Stored dataset items
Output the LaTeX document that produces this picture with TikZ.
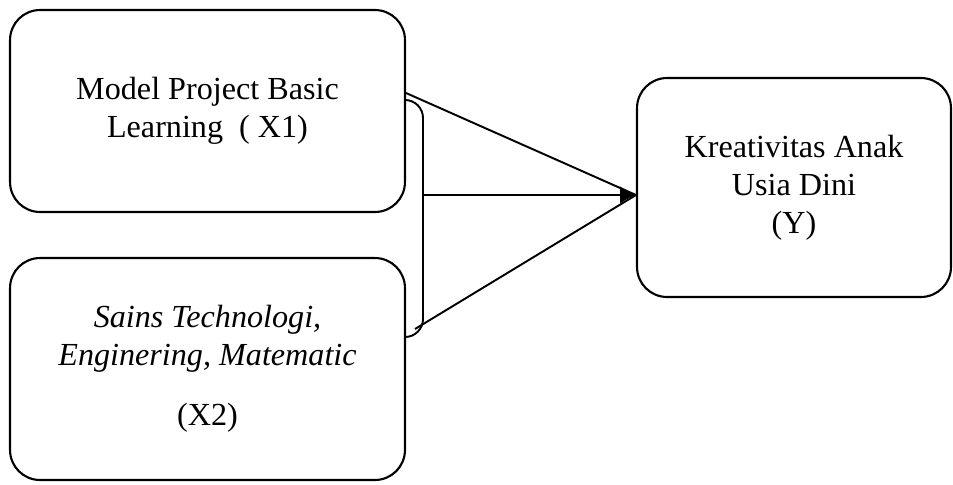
\documentclass[tikz,border=0pt]{standalone}
\usepackage{fontspec}
\setmainfont{Liberation Serif}
\usetikzlibrary{calc,arrows.meta}
\tikzset{
  var/.style={draw, line width=1.2pt, rounded corners=0.6cm, align=center,
    font=\fontsize{18.3}{21.5}\selectfont},
  link/.style={line width=1.1pt},
}

\begin{document}
\begin{tikzpicture}[x=0.02cm,y=-0.02cm]
  \useasboundingbox (0,0) rectangle (953,484);

  \node[var, minimum width=7.9cm, minimum height=4.04cm] (x1) at (207.5,111)
    {Model Project Basic\\Learning \ ( X1)};
  \node[var, minimum width=7.9cm, minimum height=4.44cm] (x2) at (207.5,369)
    {\textit{Sains Technologi,}\\\textit{Enginering, Matematic}\\[13pt](X2)};
  \node[var, minimum width=6.28cm, minimum height=4.38cm] (y) at (794,187.5)
    {Kreativitas Anak\\Usia Dini\\(Y)};

  % bracket joining X1 and X2
  \coordinate (tip) at ($(y.west)+(0,7.5)$);
  \coordinate (b1) at ($(x1.east)+(0,-11)$);
  \coordinate (b2) at (x1.east |- 0,337);
  \coordinate (mid) at (423,195);
  \draw[link, rounded corners=0.36cm] (b1) -- (423,100) -- (423,337) -- (b2);

  \draw[link] ($(x1.east)+(0,-18)$) -- (tip);
  \draw[link] (415,329) -- (tip);
  \draw[link, -{Latex[length=9pt,width=10pt]}] (mid) -- (tip);
\end{tikzpicture}
\end{document}
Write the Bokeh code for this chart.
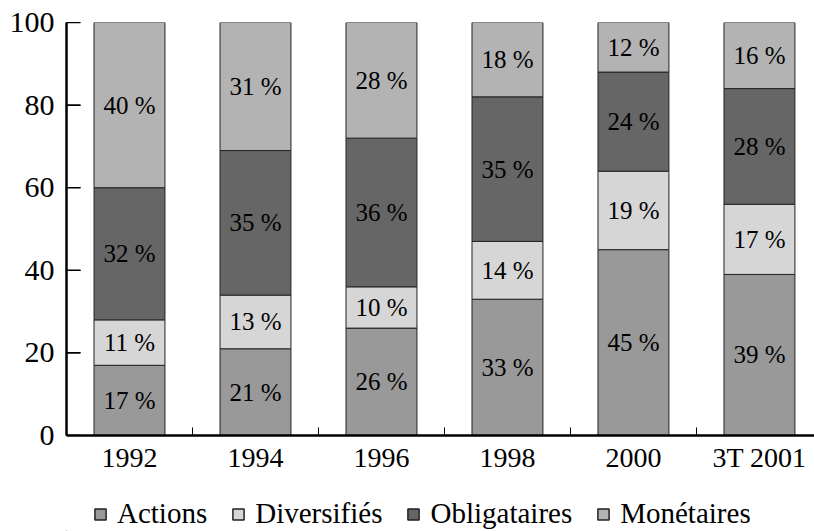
from bokeh.plotting import figure
from bokeh.layouts import column
from bokeh.models import ColumnDataSource, Range1d, FixedTicker, Legend, LegendItem
from bokeh.core.properties import value
from bokeh.embed import file_html
from bokeh.resources import INLINE

categories = ["1992", "1994", "1996", "1998", "2000", "3T 2001"]
actions = [17, 21, 26, 33, 45, 39]
diversifies = [11, 13, 10, 14, 19, 17]
obligataires = [32, 35, 36, 35, 24, 28]
monetaires = [40, 31, 28, 18, 12, 16]
series_names = ["Actions", "Diversifiés", "Obligataires", "Monétaires"]
y_ticks = [0, 20, 40, 60, 80, 100]

colors = ["#999999", "#d6d6d6", "#666666", "#b3b3b3"]
FONT = "Liberation Serif"

xs = list(range(len(categories)))
series = [actions, diversifies, obligataires, monetaires]
keys = ["a", "d", "o", "m"]
data = {"x": xs}
for k, s in zip(keys, series):
    data[k] = s
src = ColumnDataSource(data)

X_START = -0.5
X_END = 5.437
p = figure(width=814, height=475, output_backend="svg", toolbar_location=None,
           x_range=Range1d(X_START, X_END), y_range=Range1d(0, 100),
           min_border_left=66, min_border_right=0, min_border_top=22, min_border_bottom=40)

renderers = p.vbar_stack(keys, x="x", width=0.563, source=src, fill_color=colors,
                         line_color="#222222", line_width=1)

# inward y tick marks (about 14 px long: one slot is ~126 px)
tick_len = 14 / 126
p.segment(x0=[X_START] * len(y_ticks), y0=y_ticks,
          x1=[X_START + tick_len] * len(y_ticks), y1=y_ticks,
          line_color="black", line_width=1.5)

# labels
lx, ly, lt = [], [], []
for i in xs:
    base = 0
    for s in series:
        v = s[i]
        lx.append(i)
        ly.append(base + v / 2)
        lt.append(f"{v} %")
        base += v
p.text(x=lx, y=ly, text=lt, text_font=value(FONT), text_font_size="25px",
       text_align="center", text_baseline="middle", text_color="black")

# axes
p.xgrid.visible = False
p.ygrid.visible = False
p.outline_line_color = None

xa = p.xaxis[0]
xa.ticker = FixedTicker(ticks=xs, minor_ticks=[i + 0.5 for i in xs[:-1]])
xa.major_label_overrides = {i: c for i, c in zip(xs, categories)}
xa.major_tick_in = 0
xa.major_tick_out = 0
xa.minor_tick_in = 8
xa.minor_tick_out = 0
xa.minor_tick_line_color = "black"
xa.axis_line_width = 2.5
xa.axis_line_color = "black"
xa.major_label_text_font = FONT
xa.major_label_text_font_size = "28px"
xa.major_label_text_color = "black"
xa.major_label_standoff = 6

ya = p.yaxis[0]
ya.ticker = FixedTicker(ticks=y_ticks, minor_ticks=[])
ya.major_tick_in = 14
ya.major_tick_out = 0
ya.minor_tick_in = 0
ya.minor_tick_out = 0
ya.major_tick_line_color = "black"
ya.major_tick_line_width = 1.2
ya.axis_line_width = 2.5
ya.axis_line_color = "black"
ya.major_label_text_font = FONT
ya.major_label_text_font_size = "30px"
ya.major_label_text_color = "black"
ya.major_label_standoff = 12

# legend in its own strip below the chart (frames are aligned in a column)
lg = figure(width=814, height=56, output_backend="svg", toolbar_location=None,
            x_range=Range1d(0, 1), y_range=Range1d(0, 1),
            x_axis_location=None, y_axis_location=None,
            min_border_left=66, min_border_right=0, min_border_top=0, min_border_bottom=0)
lg.grid.visible = False
lg.outline_line_color = None
offscreen = ColumnDataSource(dict(x=[-10], top=[-5], bottom=[-6]))
leg_rends = [lg.vbar(x="x", top="top", bottom="bottom", width=0.5, source=offscreen,
                     fill_color=c, line_color="#222222", line_width=1.5) for c in colors]
legend = Legend(items=[LegendItem(label=n, renderers=[r]) for n, r in zip(series_names, leg_rends)],
                orientation="horizontal", location=(27, 1),
                glyph_width=14, glyph_height=14, label_standoff=10, spacing=24,
                label_text_font=FONT, label_text_font_size="29px", label_text_color="black",
                border_line_alpha=0, background_fill_alpha=0, padding=0, margin=0)
lg.add_layout(legend, "center")

layout = column(p, lg, spacing=0)
open("out.html", "w").write(file_html(layout, INLINE))
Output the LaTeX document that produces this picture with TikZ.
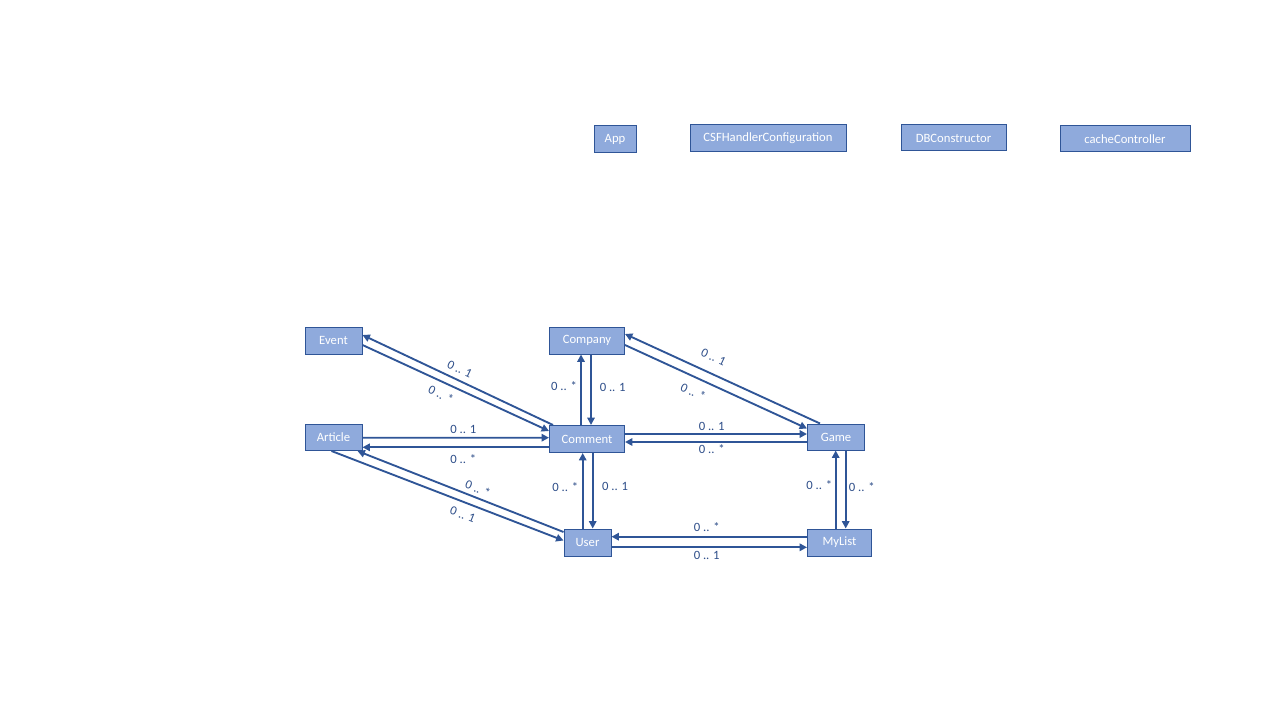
\documentclass[tikz,border=0pt]{standalone}
\usepackage{fontspec}
\setmainfont{Carlito}
\usetikzlibrary{arrows.meta,calc}
\definecolor{boxfill}{HTML}{8FAADC}
\definecolor{boxdraw}{HTML}{2F5597}
\definecolor{linecol}{HTML}{2F5597}
\definecolor{labcol}{HTML}{2F4F8A}
\begin{document}
\begin{tikzpicture}[x=0.75pt,y=-0.75pt,
 cls/.style={draw=boxdraw,fill=boxfill,line width=0.75pt,text=white,font=\fontsize{9.5}{11}\selectfont,inner sep=0pt},
 wpx/.style={minimum width=#1*0.75pt},
 hpx/.style={minimum height=#1*0.75pt},
 conn/.style={draw=linecol,line width=1.4pt,-{Triangle[length=5.5pt,width=5.5pt]}},
 lab/.style={text=labcol,font=\fontsize{9.5}{11}\selectfont,inner sep=0pt}]
\useasboundingbox (0,0) rectangle (1280,720);
\fill[white] (0,0) rectangle (1280,720);
% top row
\node[cls,wpx=42,hpx=27]  (app)   at (615,139.5) {App};
\node[cls,wpx=156,hpx=27] (csf)   at (768,138.5) {CSFHandlerConfiguration};
\node[cls,wpx=105,hpx=26] (dbc)   at (953.5,138) {DBConstructor};
\node[cls,wpx=130,hpx=26] (cache) at (1125,139) {cacheController};
% classes
\node[cls,wpx=57,hpx=27] (event)   at (333.5,340.5) {Event};
\node[cls,wpx=75,hpx=27] (company) at (587,340.5) {Company};
\node[cls,wpx=57,hpx=26] (article) at (333.5,437.5) {Article};
\node[cls,wpx=75,hpx=27] (comment) at (587,439) {Comment};
\node[cls,wpx=57,hpx=26] (game)    at (836,437) {Game};
\node[cls,wpx=47,hpx=27] (user)    at (587.5,542.5) {User};
\node[cls,wpx=64,hpx=27] (mylist)  at (839.5,542.5) {MyList};
% Event - Comment
\draw[conn] ($(comment.north west)+(4,0)$) -- ($(event.east)+(0,-5.5)$);
\draw[conn] ($(event.east)+(0,4.5)$) -- ($(comment.west)+(0,-8)$);
% Article - Comment
\draw[conn] ($(article.east)+(0,0.2)$) -- ($(comment.west)+(0,-1.3)$);
\draw[conn] ($(comment.west)+(0,8.3)$) -- ($(article.east)+(0,9.8)$);
% Article - User
\draw[conn] ($(article.south)+(-2,0)$) -- ($(user.west)+(0,-2)$);
\draw[conn] ($(user.north west)+(0,3.5)$) -- ($(article.south east)+(-5,0)$);
% Comment - Company
\draw[conn] ($(comment.north)+(-6,0)$) -- ($(company.south)+(-6,0)$);
\draw[conn] ($(company.south)+(4,0)$) -- ($(comment.north)+(4,0)$);
% Comment - User
\draw[conn] ($(user.north)+(-4.8,0)$) -- ($(comment.south)+(-4.3,0)$);
\draw[conn] ($(comment.south)+(5.7,0)$) -- ($(user.north)+(5.2,0)$);
% Comment - Game
\draw[conn] ($(comment.east)+(0,-5)$) -- ($(game.west)+(0,-3)$);
\draw[conn] ($(game.west)+(0,5)$) -- ($(comment.east)+(0,3)$);
% Company - Game
\draw[conn] ($(game.north)+(-16,0)$) -- ($(company.east)+(0,-6.5)$);
\draw[conn] ($(company.east)+(0,4.5)$) -- ($(game.north west)+(0,5)$);
% Game - MyList
\draw[conn] ($(mylist.north)+(-3.8,0)$) -- ($(game.south)+(-0.3,0)$);
\draw[conn] ($(game.south)+(9.7,0)$) -- ($(mylist.north)+(6.2,0)$);
% User - MyList
\draw[conn] ($(mylist.west)+(0,-5.8)$) -- ($(user.east)+(0,-5.8)$);
\draw[conn] ($(user.east)+(0,4.8)$) -- ($(mylist.west)+(0,4.8)$);
% labels
\node[lab,rotate=-25.5] (l1) at (459.8,369.2) {0 .. 1};
\node[lab,rotate=-25.5] (l2) at (441,394.5) {0 .. *};
\node[lab] (l3) at (463.3,429) {0 .. 1};
\node[lab] (l4) at (463.3,459) {0 .. *};
\node[lab,rotate=-21.5] (l5) at (478,488.5) {0 .. *};
\node[lab,rotate=-21.5] (l6) at (462.7,514.8) {0 .. 1};
\node[lab] (l7) at (564,386) {0 .. *};
\node[lab] (l8) at (612.7,387) {0 .. 1};
\node[lab] (l9) at (565.3,486.7) {0 .. *};
\node[lab] (l10) at (615,486.7) {0 .. 1};
\node[lab] (l11) at (711.7,426) {0 .. 1};
\node[lab] (l12) at (711.7,449.3) {0 .. *};
\node[lab,rotate=-25] (l13) at (713.5,357.2) {0 .. 1};
\node[lab,rotate=-25] (l14) at (693.2,392.1) {0 .. *};
\node[lab] (l15) at (819.3,485) {0 .. *};
\node[lab] (l16) at (861.7,486.7) {0 .. *};
\node[lab] (l17) at (706.7,527.3) {0 .. *};
\node[lab] (l18) at (706.7,555) {0 .. 1};
\end{tikzpicture}
\end{document}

YOUR OBJECTIVE:
Reproduce exactly the lines above starting at the line containing "Write the Bokeh code for this chart." and ending at the line containing "p.outline_line_color = None", including both, but not the pictures.

WRITTEN REPLY:
Write the Bokeh code for this chart.
from bokeh.plotting import figure
from bokeh.layouts import column
from bokeh.models import ColumnDataSource, Range1d, FixedTicker, Legend, LegendItem
from bokeh.core.properties import value
from bokeh.embed import file_html
from bokeh.resources import INLINE

categories = ["1992", "1994", "1996", "1998", "2000", "3T 2001"]
actions = [17, 21, 26, 33, 45, 39]
diversifies = [11, 13, 10, 14, 19, 17]
obligataires = [32, 35, 36, 35, 24, 28]
monetaires = [40, 31, 28, 18, 12, 16]
series_names = ["Actions", "Diversifiés", "Obligataires", "Monétaires"]
y_ticks = [0, 20, 40, 60, 80, 100]

colors = ["#999999", "#d6d6d6", "#666666", "#b3b3b3"]
FONT = "Liberation Serif"

xs = list(range(len(categories)))
series = [actions, diversifies, obligataires, monetaires]
keys = ["a", "d", "o", "m"]
data = {"x": xs}
for k, s in zip(keys, series):
    data[k] = s
src = ColumnDataSource(data)

X_START = -0.5
X_END = 5.437
p = figure(width=814, height=475, output_backend="svg", toolbar_location=None,
           x_range=Range1d(X_START, X_END), y_range=Range1d(0, 100),
           min_border_left=66, min_border_right=0, min_border_top=22, min_border_bottom=40)

renderers = p.vbar_stack(keys, x="x", width=0.563, source=src, fill_color=colors,
                         line_color="#222222", line_width=1)

# inward y tick marks (about 14 px long: one slot is ~126 px)
tick_len = 14 / 126
p.segment(x0=[X_START] * len(y_ticks), y0=y_ticks,
          x1=[X_START + tick_len] * len(y_ticks), y1=y_ticks,
          line_color="black", line_width=1.5)

# labels
lx, ly, lt = [], [], []
for i in xs:
    base = 0
    for s in series:
        v = s[i]
        lx.append(i)
        ly.append(base + v / 2)
        lt.append(f"{v} %")
        base += v
p.text(x=lx, y=ly, text=lt, text_font=value(FONT), text_font_size="25px",
       text_align="center", text_baseline="middle", text_color="black")

# axes
p.xgrid.visible = False
p.ygrid.visible = False
p.outline_line_color = None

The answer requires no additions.